_DATA SHOWN:_
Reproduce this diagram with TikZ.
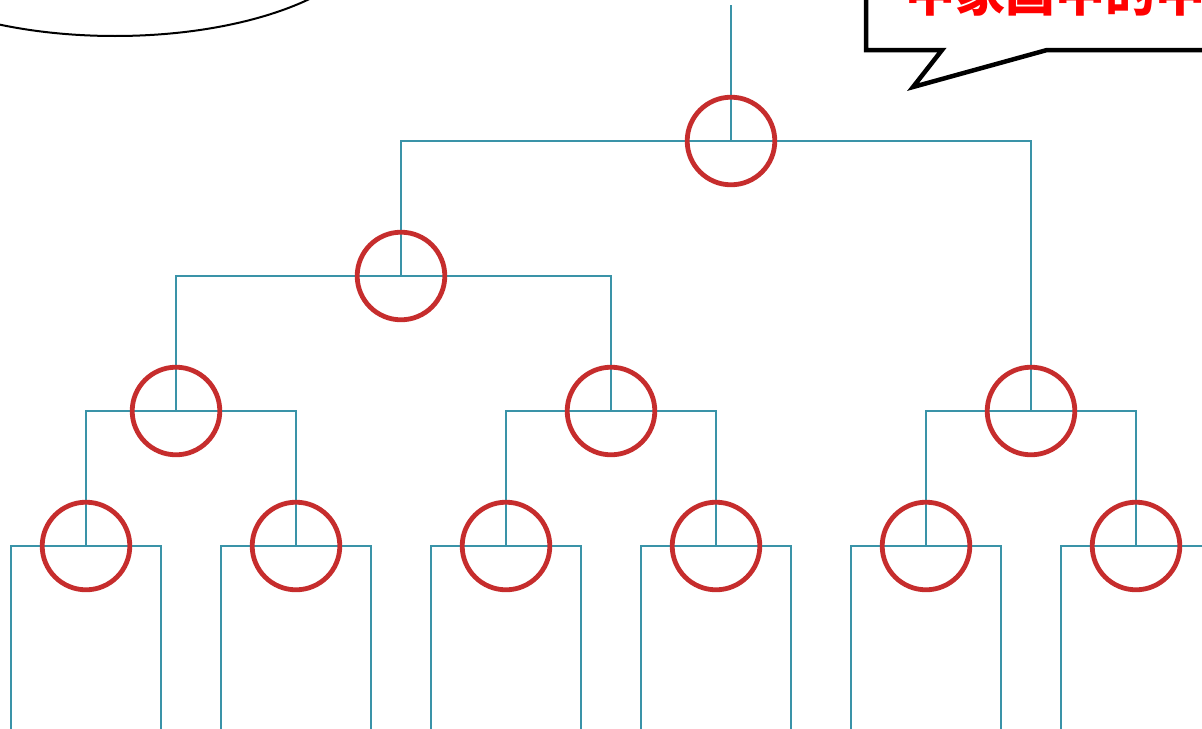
\documentclass[tikz,border=0pt]{standalone}
\usepackage{fontspec}
\newfontfamily\cjk{Noto Sans CJK SC}
\usetikzlibrary{backgrounds}
\definecolor{teal}{HTML}{3A93A8}
\definecolor{ringred}{HTML}{C62D2D}
\tikzset{
  ring/.style={circle,draw=ringred,line width=2.4pt,minimum size=43.8pt,inner sep=0pt,outer sep=0pt},
  link/.style={draw=teal,line width=1pt,line join=miter},
}
\begin{document}
\begin{tikzpicture}[x=0.5pt,y=-0.5pt]
\useasboundingbox (0,0) rectangle (1202,728);
\clip (0,0) rectangle (1202,728);
% ellipse top-left
\draw[line width=1pt,black] (115,-74) ellipse [x radius=260, y radius=110];
% callout
\draw[line width=2.25pt,fill=white,line join=miter] (866,-20) -- (866,50) -- (942,50) -- (913,87) -- (1047,50) -- (1230,50) -- (1230,-20);
\node[anchor=base west,inner sep=0pt,text=red,font=\cjk\bfseries\fontsize{25}{30}\selectfont] (cap) at (905,11) {中家国中的中部};
% circles
\node[ring] (r) at (731,141) {};
\node[ring] (b) at (401,276) {};
\node[ring] (c1) at (176,411) {};
\node[ring] (c2) at (611,411) {};
\node[ring] (c3) at (1031,411) {};
\node[ring] (d1) at (86,546) {};
\node[ring] (d2) at (296,546) {};
\node[ring] (d3) at (506,546) {};
\node[ring] (d4) at (716,546) {};
\node[ring] (d5) at (926,546) {};
\node[ring] (d6) at (1136,546) {};
\coordinate (top) at (731,5);
\foreach \n/\x in {d1/86,d2/296,d3/506,d4/716,d5/926,d6/1136}{
  \coordinate (\n L) at (\x-75,740);
  \coordinate (\n R) at (\x+75,740);
}
\begin{pgfonlayer}{background}
\path[link] (top) -- (r.center);
\path[link] (b.center) |- (r.center) -| (c3.center);
\path[link] (c1.center) |- (b.center) -| (c2.center);
\path[link] (d1.center) |- (c1.center) -| (d2.center);
\path[link] (d3.center) |- (c2.center) -| (d4.center);
\path[link] (d5.center) |- (c3.center) -| (d6.center);
\foreach \n in {d1,d2,d3,d4,d5,d6}{
  \path[link] (\n L) |- (\n.center) -| (\n R);
}
\end{pgfonlayer}
\end{tikzpicture}
\end{document}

_JOB:_
Write out the whole listing exactly, and drop the pictures.

_TASK OUTPUT:_
Reproduce this diagram with TikZ.
\documentclass[tikz,border=0pt]{standalone}
\usepackage{fontspec}
\newfontfamily\cjk{Noto Sans CJK SC}
\usetikzlibrary{backgrounds}
\definecolor{teal}{HTML}{3A93A8}
\definecolor{ringred}{HTML}{C62D2D}
\tikzset{
  ring/.style={circle,draw=ringred,line width=2.4pt,minimum size=43.8pt,inner sep=0pt,outer sep=0pt},
  link/.style={draw=teal,line width=1pt,line join=miter},
}
\begin{document}
\begin{tikzpicture}[x=0.5pt,y=-0.5pt]
\useasboundingbox (0,0) rectangle (1202,728);
\clip (0,0) rectangle (1202,728);
% ellipse top-left
\draw[line width=1pt,black] (115,-74) ellipse [x radius=260, y radius=110];
% callout
\draw[line width=2.25pt,fill=white,line join=miter] (866,-20) -- (866,50) -- (942,50) -- (913,87) -- (1047,50) -- (1230,50) -- (1230,-20);
\node[anchor=base west,inner sep=0pt,text=red,font=\cjk\bfseries\fontsize{25}{30}\selectfont] (cap) at (905,11) {中家国中的中部};
% circles
\node[ring] (r) at (731,141) {};
\node[ring] (b) at (401,276) {};
\node[ring] (c1) at (176,411) {};
\node[ring] (c2) at (611,411) {};
\node[ring] (c3) at (1031,411) {};
\node[ring] (d1) at (86,546) {};
\node[ring] (d2) at (296,546) {};
\node[ring] (d3) at (506,546) {};
\node[ring] (d4) at (716,546) {};
\node[ring] (d5) at (926,546) {};
\node[ring] (d6) at (1136,546) {};
\coordinate (top) at (731,5);
\foreach \n/\x in {d1/86,d2/296,d3/506,d4/716,d5/926,d6/1136}{
  \coordinate (\n L) at (\x-75,740);
  \coordinate (\n R) at (\x+75,740);
}
\begin{pgfonlayer}{background}
\path[link] (top) -- (r.center);
\path[link] (b.center) |- (r.center) -| (c3.center);
\path[link] (c1.center) |- (b.center) -| (c2.center);
\path[link] (d1.center) |- (c1.center) -| (d2.center);
\path[link] (d3.center) |- (c2.center) -| (d4.center);
\path[link] (d5.center) |- (c3.center) -| (d6.center);
\foreach \n in {d1,d2,d3,d4,d5,d6}{
  \path[link] (\n L) |- (\n.center) -| (\n R);
}
\end{pgfonlayer}
\end{tikzpicture}
\end{document}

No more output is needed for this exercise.